Diante disso, a emissão de vistos e autorização de permanência legal aos
imigrantes tem sido dificultada cada vez mais pelas autoridades. Isso significa
que a permanência ilegal passa, a partir de agora, a sinalizar que muitas famílias constituídas nessas condições terão que
enfrentar a deportação dos pais e o consequente esfacelamento familiar; na
medida em que, filhos nascidos nesses países serão cidadãos locais e não serão
expulsos como os pais.
O que as
autoridades responsáveis por essas políticas migratórias não responderam até o
momento é como se responsabilizarão pelo bem estar dessas crianças e
adolescentes que são cidadãos do seu país? Se elas não se preocupam com o indivíduo
migrante, parece, também, não se preocuparem com seus próprios cidadãos. Essa é
uma questão muito séria não só do ponto de vista das questões jurídicas; mas,
sobremaneira, das reflexões que recaem sobre a dupla cidadania, o senso de
pertencimento, a identificação, a vivência e a participação política e social dessas
crianças e adolescentes. Segundo
relata Anne Frank, uma adolescente alemã de origem judaica, vítima do
Holocausto, em seu diário publicado depois da sua morte, em 1947: “A gente não
faz ideia de como mudou até que a mudança já tenha acontecido”. Portanto, não
estariam essas autoridades reescrevendo a mesma história já escrita durante a
Segunda Guerra Mundial? Não estaria o século XXI construindo uma nova legião de
órfãos da desumanidade?
De repente, é
como se a sociedade mundial tivesse se esquecido dos próprios compromissos que
assumiu publicamente, os novos alicerces ideológicos de um mundo menos bárbaro e
cruel. Alguém se lembra, por exemplo, da Declaração Universal dos Direitos Humanos
(DUDH), adotada pela Organização das Nações Unidas (ONU), em 10 de dezembro de
1948 2, e/ou da Convenção sobre os Direitos
das Crianças, adotada pela Organização das Nações Unidas (ONU), em 20 de
novembro de 1989 3? Então...
Isso
me faz lembrar as sábias palavras do psicanalista, educador, teólogo e escritor,
Rubem Alves, “Aquilo que está escrito no coração não necessita de agendas
porque a gente não esquece. O que a memória ama fica eterno”. Pois é, palavras
em um pedaço de papel, na verdade, não significam muito. Temos tantas leis, códigos,
doutrinas, regras,... Mas, se nos falta à
consciência, o que adiantam? Não é o fato do registro formalizado a razão da
nossa obrigação ou não em fazer. São os nossos princípios éticos e morais os verdadeiros
faróis a iluminar os nossos atos. Depende da nossa vontade, do nosso mais íntimo
querer a transformação do mundo em um lugar de justiça e de paz.
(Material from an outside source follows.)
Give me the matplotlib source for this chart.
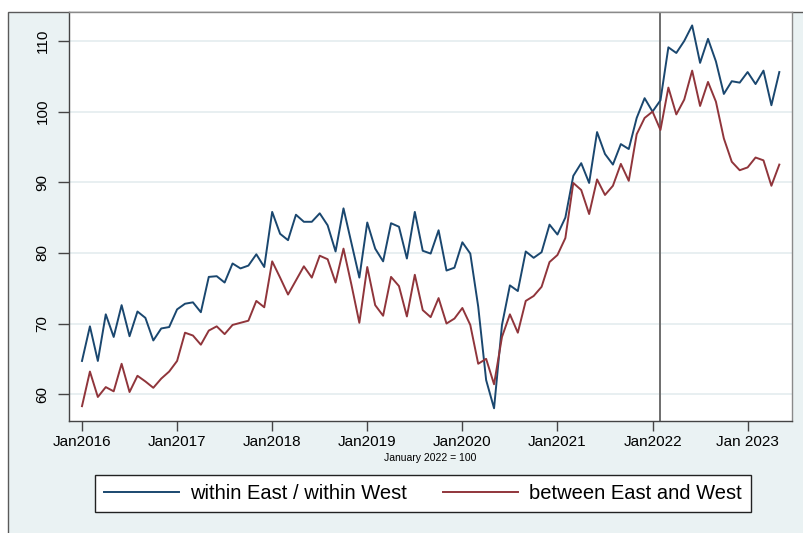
import numpy as np
import matplotlib
matplotlib.use("Agg")
import matplotlib.pyplot as plt
from matplotlib.patches import Rectangle

plt.rcParams['font.family'] = ['Liberation Sans', 'DejaVu Sans']

# Monthly index values, Jan 2016 - May 2023 (January 2022 = 100)
within = [64.7, 69.6, 64.7, 71.3, 68.1, 72.6, 68.2, 71.7, 70.8, 67.6, 69.3, 69.5,
          72.0, 72.8, 73.0, 71.6, 76.6, 76.7, 75.8, 78.5, 77.8, 78.2, 79.8, 78.0,
          85.8, 82.7, 81.8, 85.4, 84.4, 84.4, 85.6, 83.9, 80.2, 86.3, 81.4, 76.5,
          84.3, 80.6, 78.8, 84.2, 83.7, 79.2, 85.8, 80.3, 79.9, 83.2, 77.5, 77.9,
          81.5, 79.9, 72.4, 62.0, 58.0, 69.8, 75.4, 74.6, 80.2, 79.3, 80.1, 84.0,
          82.6, 85.0, 90.9, 92.7, 89.9, 97.1, 94.0, 92.5, 95.4, 94.7, 99.1, 101.9,
          100.0, 101.6, 109.1, 108.3, 110.0, 112.2, 106.9, 110.3, 107.1, 102.5, 104.3, 104.1,
          105.6, 103.9, 105.8, 100.9, 105.6]
between = [58.3, 63.2, 59.6, 61.0, 60.4, 64.3, 60.3, 62.6, 61.8, 60.9, 62.2, 63.2,
           64.7, 68.7, 68.3, 67.0, 69.0, 69.6, 68.5, 69.8, 70.1, 70.4, 73.2, 72.3,
           78.8, 76.5, 74.1, 76.1, 78.1, 76.5, 79.6, 79.1, 75.8, 80.6, 75.5, 70.1,
           78.0, 72.6, 71.1, 76.6, 75.3, 71.0, 76.9, 71.9, 70.9, 73.6, 70.0, 70.7,
           72.2, 69.8, 64.3, 65.0, 61.4, 68.1, 71.3, 68.7, 73.2, 73.9, 75.2, 78.7,
           79.7, 82.1, 89.9, 88.9, 85.5, 90.4, 88.2, 89.5, 92.6, 90.2, 96.8, 99.1,
           100.0, 97.4, 103.4, 99.6, 101.7, 105.8, 100.8, 104.2, 101.4, 96.2, 92.9, 91.7,
           92.1, 93.5, 93.1, 89.5, 92.5]
tick_labels = ["Jan2016", "Jan2017", "Jan2018", "Jan2019", "Jan2020",
               "Jan2021", "Jan2022", "Jan 2023"]
y_ticks = [60, 70, 80, 90, 100, 110]
marker_index = 73  # Feb 2022, months since Jan 2016
series_names = ["within East / within West", "between East and West"]

W, H = 804, 533
fig = plt.figure(figsize=(W / 100, H / 100), dpi=100, facecolor='white')

# graph region (Stata s2color)
bg = Rectangle((8 / W, -0.01), 1.0, 1 - 12 / H + 0.01, transform=fig.transFigure,
               facecolor='#EAF2F3', edgecolor='#5a5a5a', linewidth=1.0, zorder=-5)
fig.patches.append(bg)

left, right, top, bottom = 69, 792, 12, 421
ax = fig.add_axes([left / W, 1 - bottom / H, (right - left) / W, (bottom - top) / H])
ax.set_zorder(1)
ax.set_facecolor('white')

t = np.arange(len(within))
ax.plot(t, within, color='#1A476F', lw=1.4, label=series_names[0], zorder=3)
ax.plot(t, between, color='#90353B', lw=1.4, label=series_names[1], zorder=3)
ax.axvline(marker_index, color='#6e6e6e', lw=1.4, zorder=2)

ax.set_xlim(-1.64, 89.6)
ax.set_ylim(56.2, 114.1)
ax.set_xticks(np.arange(len(tick_labels)) * 12)
ax.set_xticklabels(tick_labels, fontsize=11)
ax.set_yticks(y_ticks)
ax.set_yticklabels([str(v) for v in y_ticks], fontsize=11, rotation=90, va='center')
ax.grid(axis='y', color='#E6EEF0', lw=1.3, zorder=1)
ax.set_axisbelow(True)
ax.tick_params(axis='both', direction='out', color='#444444', width=1.0)
ax.tick_params(axis='y', length=8, pad=6)
ax.tick_params(axis='x', length=7, pad=3)
for s in ax.spines.values():
    s.set_color('#444444')
    s.set_linewidth(1.0)
for s in ['top', 'right']:
    ax.spines[s].set_color('#8a8a8a')

fig.text(430 / W, 1 - 458 / H, "January 2022 = 100", fontsize=7.5, ha='center', va='center')

leg = fig.legend(loc='center', bbox_to_anchor=((95 + 751) / 2 / W, 1 - 493.5 / H),
                 ncol=2, fontsize=14.5, frameon=True, fancybox=False, framealpha=1,
                 handlelength=3.7, handletextpad=0.55, columnspacing=1.8,
                 borderpad=0.45, borderaxespad=0)
leg.get_frame().set_edgecolor('#222222')
leg.get_frame().set_linewidth(1.0)
leg.get_frame().set_facecolor('white')

fig.savefig('out.png', dpi=100, facecolor=fig.get_facecolor())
Estamos sempre dizendo que as crianças são o futuro; mas, se as negligenciamos e as desrespeitamos tão acintosamente, o que esperar do amanhã? Se a resposta lhe incomodar, talvez, seja esse o momento de rever os seus conceitos e engajar-se na mudança; afinal, sempre é tempo.
Estamos sempre dizendo que as crianças são o futuro; mas, se as negligenciamos e as desrespeitamos tão acintosamente, o que esperar do amanhã? Se a resposta lhe incomodar, talvez, seja esse o momento de rever os seus conceitos e engajar-se na mudança; afinal, sempre é tempo.